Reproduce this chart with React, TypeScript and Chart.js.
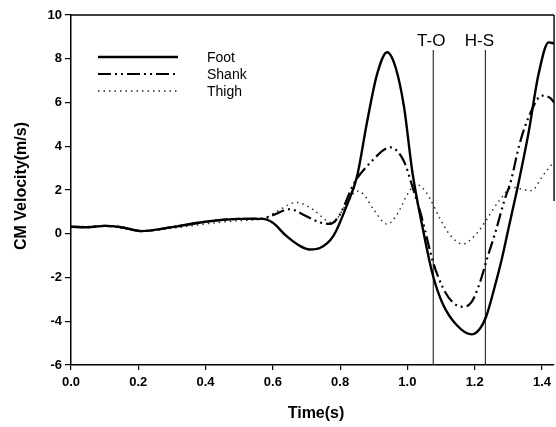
import React, { useEffect, useRef } from "react";
import { Chart, registerables } from "chart.js";

Chart.register(...registerables);

const footTime = [0.0, 0.05, 0.1, 0.15, 0.21, 0.3, 0.4, 0.5, 0.57, 0.6, 0.64, 0.68, 0.71, 0.74, 0.78, 0.82, 0.85, 0.88, 0.91, 0.94, 0.965, 0.99, 1.015, 1.045, 1.075, 1.105, 1.145, 1.19, 1.215, 1.235, 1.26, 1.28, 1.3, 1.33, 1.36, 1.39, 1.42, 1.436];
const footVel = [0.32, 0.3, 0.36, 0.3, 0.12, 0.3, 0.55, 0.68, 0.68, 0.5, -0.1, -0.55, -0.72, -0.65, -0.1, 1.3, 2.6, 5.1, 7.3, 8.3, 7.6, 5.8, 2.8, 0.3, -1.85, -3.2, -4.15, -4.6, -4.35, -3.75, -2.4, -1.2, 0.2, 2.3, 4.6, 7.3, 8.75, 8.7];

const shankTime = [0.0, 0.05, 0.1, 0.15, 0.21, 0.3, 0.4, 0.5, 0.57, 0.6, 0.65, 0.7, 0.74, 0.77, 0.8, 0.84, 0.89, 0.95, 0.99, 1.016, 1.04, 1.055, 1.075, 1.105, 1.135, 1.164, 1.19, 1.214, 1.238, 1.263, 1.288, 1.308, 1.332, 1.362, 1.4, 1.425, 1.436];
const shankVel = [0.32, 0.3, 0.36, 0.3, 0.12, 0.3, 0.55, 0.68, 0.7, 0.85, 1.12, 0.8, 0.52, 0.45, 0.9, 2.27, 3.25, 3.95, 3.3, 2.1, 0.9, 0.0, -1.23, -2.45, -3.14, -3.34, -3.14, -2.3, -1.08, 0.14, 1.51, 2.42, 4.02, 5.39, 6.31, 6.2, 6.0];

const thighTime = [0.0, 0.1, 0.21, 0.3, 0.4, 0.5, 0.57, 0.61, 0.67, 0.72, 0.76, 0.78, 0.8, 0.82, 0.85, 0.87, 0.9, 0.94, 0.97, 1.0, 1.025, 1.045, 1.065, 1.095, 1.125, 1.164, 1.204, 1.233, 1.273, 1.313, 1.35, 1.37, 1.4, 1.436];
const thighVel = [0.32, 0.34, 0.13, 0.25, 0.45, 0.6, 0.68, 1.0, 1.43, 1.1, 0.6, 0.5, 0.9, 1.4, 1.95, 1.8, 1.1, 0.44, 0.9, 1.8, 2.25, 2.1, 1.66, 0.75, -0.02, -0.47, -0.02, 0.59, 1.51, 2.12, 2.0, 1.97, 2.6, 3.3];

const eventNames = ["T-O", "H-S"];
const eventTimes = [1.077, 1.232];
const eventTop = 8.4;

const seriesNames = ["Foot", "Shank", "Thigh"];
const xTicks = [0, 0.2, 0.4, 0.6, 0.8, 1.0, 1.2, 1.4];
const yTicks = [-6, -4, -2, 0, 2, 4, 6, 8, 10];
const xMin = 0;
const xMax = 1.436;
const yMin = -6;
const yMax = 10;

const toPoints = (xs: number[], ys: number[]) => xs.map((x, i) => ({ x, y: ys[i] }));

export default function App() {
  const ref = useRef<HTMLCanvasElement | null>(null);

  useEffect(() => {
    if (!ref.current) return;
    const styles = [
      { color: "#000", width: 2.4, dash: [] as number[] },
      { color: "#000", width: 2.2, dash: [13, 4, 2, 4, 2, 4] },
      { color: "#222", width: 1.4, dash: [1.5, 4] },
    ];

    const extrasPlugin = {
      id: "extras",
      afterDraw(chart: any) {
        const ctx = chart.ctx;
        const xs = chart.scales.x;
        const ys = chart.scales.y;
        ctx.save();
        ctx.strokeStyle = "#000";
        ctx.lineWidth = 1.4;
        ctx.beginPath();
        ctx.moveTo(xs.getPixelForValue(xMin), ys.getPixelForValue(yMax));
        ctx.lineTo(xs.getPixelForValue(xMax), ys.getPixelForValue(yMax));
        ctx.moveTo(xs.getPixelForValue(xMax), ys.getPixelForValue(yMax));
        ctx.lineTo(xs.getPixelForValue(xMax), ys.getPixelForValue(1.5));
        ctx.stroke();

        ctx.fillStyle = "#000";
        ctx.font = "17px 'Liberation Sans', Arial, sans-serif";
        ctx.textAlign = "center";
        ctx.textBaseline = "middle";
        eventNames.forEach((n, i) => {
          const px = xs.getPixelForValue(eventTimes[i]) - (i === 0 ? 2 : 6);
          ctx.fillText(n, px, ys.getPixelForValue(8.8));
        });

        const lx0 = 98, lx1 = 178, ly = [57, 74, 91];
        seriesNames.forEach((n, i) => {
          const s = styles[i];
          ctx.strokeStyle = s.color;
          ctx.lineWidth = s.width;
          ctx.setLineDash(s.dash);
          ctx.beginPath();
          ctx.moveTo(lx0, ly[i]);
          ctx.lineTo(lx1, ly[i]);
          ctx.stroke();
          ctx.setLineDash([]);
          ctx.fillStyle = "#000";
          ctx.font = "14px 'Liberation Sans', Arial, sans-serif";
          ctx.textAlign = "left";
          ctx.textBaseline = "middle";
          ctx.fillText(n, 207, ly[i] + 1);
        });

        ctx.font = "bold 16px 'Liberation Sans', Arial, sans-serif";
        ctx.textAlign = "center";
        ctx.textBaseline = "middle";
        ctx.fillText("Time(s)", 316, 414);
        ctx.save();
        ctx.translate(22, 186);
        ctx.rotate(-Math.PI / 2);
        ctx.fillText("CM Velocity(m/s)", 0, 0);
        ctx.restore();
        ctx.restore();
      },
    };

    const datasets: any[] = [
      { label: seriesNames[0], data: toPoints(footTime, footVel) },
      { label: seriesNames[1], data: toPoints(shankTime, shankVel) },
      { label: seriesNames[2], data: toPoints(thighTime, thighVel) },
    ].map((d, i) => ({
      ...d,
      borderColor: styles[i].color,
      borderWidth: styles[i].width,
      borderDash: styles[i].dash,
      pointRadius: 0,
      tension: 0.4,
      cubicInterpolationMode: "monotone",
      fill: false,
    }));

    eventTimes.forEach((t, i) => {
      datasets.push({
        label: eventNames[i],
        data: [
          { x: t, y: yMin },
          { x: t, y: eventTop },
        ],
        borderColor: "#333",
        borderWidth: 1.2,
        pointRadius: 0,
        fill: false,
      });
    });

    const tickFont = { family: "'Liberation Sans', Arial, sans-serif", size: 13, weight: "bold" };

    const chart = new Chart(ref.current, {
      type: "line",
      data: { datasets },
      options: {
        animation: false,
        responsive: false,
        maintainAspectRatio: false,
        layout: { padding: { top: 15, right: 1, left: 0, bottom: 0 } },
        plugins: { legend: { display: false }, tooltip: { enabled: false } },
        scales: {
          x: {
            type: "linear",
            min: xMin,
            max: xMax,
            afterFit: (s: any) => {
              s.height = 62;
            },
            afterBuildTicks: (s: any) => {
              s.ticks = xTicks.map((v) => ({ value: v }));
            },
            ticks: {
              includeBounds: false,
              color: "#000",
              font: tickFont,
              padding: 5,
              maxRotation: 0,
              callback: (v: any) => Number(v).toFixed(1),
            },
            grid: { display: true, drawOnChartArea: false, drawTicks: true, tickLength: 5, color: "#000", lineWidth: 1.2 },
            border: { display: true, color: "#000", width: 1.5 },
          },
          y: {
            type: "linear",
            min: yMin,
            max: yMax,
            afterFit: (s: any) => {
              s.width = 71;
            },
            afterBuildTicks: (s: any) => {
              s.ticks = yTicks.map((v) => ({ value: v }));
            },
            ticks: {
              color: "#000",
              font: tickFont,
              padding: 3,
              callback: (v: any) => String(v),
            },
            grid: { display: true, drawOnChartArea: false, drawTicks: true, tickLength: 6, color: "#000", lineWidth: 1.2 },
            border: { display: true, color: "#000", width: 1.5 },
          },
        },
      },
      plugins: [extrasPlugin],
    } as any);

    return () => chart.destroy();
  }, []);

  return (
    <div style={{ position: "fixed", left: 0, top: 0, width: 556, height: 427, background: "#fff" }}>
      <canvas ref={ref} width={556} height={427} style={{ width: 556, height: 427, display: "block" }} />
    </div>
  );
}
* * *
Write out exactly the opening lines of the data, stopping after the line that holds "6.31, 6.2, 6.0];". Exclude pictures.

» ANSWER:
Reproduce this chart with React, TypeScript and Chart.js.
import React, { useEffect, useRef } from "react";
import { Chart, registerables } from "chart.js";

Chart.register(...registerables);

const footTime = [0.0, 0.05, 0.1, 0.15, 0.21, 0.3, 0.4, 0.5, 0.57, 0.6, 0.64, 0.68, 0.71, 0.74, 0.78, 0.82, 0.85, 0.88, 0.91, 0.94, 0.965, 0.99, 1.015, 1.045, 1.075, 1.105, 1.145, 1.19, 1.215, 1.235, 1.26, 1.28, 1.3, 1.33, 1.36, 1.39, 1.42, 1.436];
const footVel = [0.32, 0.3, 0.36, 0.3, 0.12, 0.3, 0.55, 0.68, 0.68, 0.5, -0.1, -0.55, -0.72, -0.65, -0.1, 1.3, 2.6, 5.1, 7.3, 8.3, 7.6, 5.8, 2.8, 0.3, -1.85, -3.2, -4.15, -4.6, -4.35, -3.75, -2.4, -1.2, 0.2, 2.3, 4.6, 7.3, 8.75, 8.7];

const shankTime = [0.0, 0.05, 0.1, 0.15, 0.21, 0.3, 0.4, 0.5, 0.57, 0.6, 0.65, 0.7, 0.74, 0.77, 0.8, 0.84, 0.89, 0.95, 0.99, 1.016, 1.04, 1.055, 1.075, 1.105, 1.135, 1.164, 1.19, 1.214, 1.238, 1.263, 1.288, 1.308, 1.332, 1.362, 1.4, 1.425, 1.436];
const shankVel = [0.32, 0.3, 0.36, 0.3, 0.12, 0.3, 0.55, 0.68, 0.7, 0.85, 1.12, 0.8, 0.52, 0.45, 0.9, 2.27, 3.25, 3.95, 3.3, 2.1, 0.9, 0.0, -1.23, -2.45, -3.14, -3.34, -3.14, -2.3, -1.08, 0.14, 1.51, 2.42, 4.02, 5.39, 6.31, 6.2, 6.0];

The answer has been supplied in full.